Too often players run into the sharpest teeth of the buzz saw, instead of trying to find that which is not quite as sharp.
It takes time, effort and thought to do the more intelligent thing. Taking mental notes to identify the relative weaker volley, overhead, height of shot or type of spin that makes things more difficult for your opponent, will pay off as the match goes along. This partly explains players who are able to come from behind having lost a set to win the match.
Sometimes it’s when you hit a ball or two right at them, and they get squeamish to come to net. We call that “popping their bubble”. Some players will not venture to the net any more after having their bubble popped a few times. That way you can soften up their offense, by making them more reactive than proactive. A ball hit at your opponent is much less likely to go out than any other passing shot. As someone who came to the net a lot, I dreaded having to make 2 or 3 volleys to win a point, even more than being passed cleanly. This is because the intensity of play at the net challenges a player’s fitness more than at the baseline. One study showed that challenging baseline points can take players often into the 160-180 beats per minute range, but a relative challenging point at net can take players into the 180-200 beats per minute and even maximum heart rate range, which can be a a scary experience for some people.

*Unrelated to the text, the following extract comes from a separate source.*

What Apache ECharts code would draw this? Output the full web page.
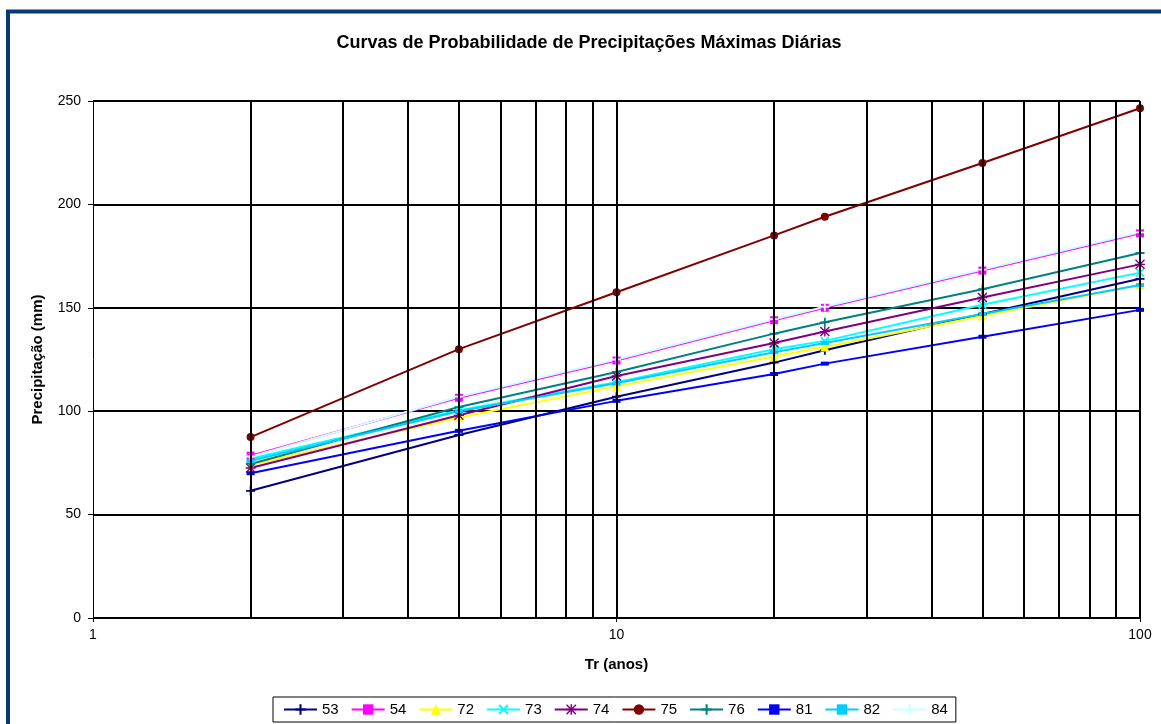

It seams reasonable that some players don’t come to the net more because of the relative discomfort they have with extreme heart rate outcomes, which is understandable. The adrenaline junky on the other hand may really love it. The more often you can force the net player to make multiple shots, the more often they will miss. The more you can move them to their weaker side, the more often you will be able to find an opening for a clean pass, and the less often you will be forced into an error. In general, a topspin shot low (not more than 2’ over the net) and down the line 2’ inside the sideline, can force the opponent to volley up. When your opponent is forced to lift the ball over the net more without much penetration in the court, that can allow you to move forward for your next shot.
Take Hit High And Forward
One key to passing shots that really helps is to move as much forward as you can to take the ball as close to your opponent and the balls highest bounce as possible, this will give you the best possible chance to take time away from them, and get the ball low to them.
One of the grave errors mentally is when people think of lobbing the player at net, but what often happens is that they give them a fairly friendly lob. Instead, you want to lob all the way to the baseline, and when your lobs land within the last three to five feet of the court, then you will send that player all the way back. This in turn can keep the opponent from crowding the net so much, because of the fear they have of being lobbed.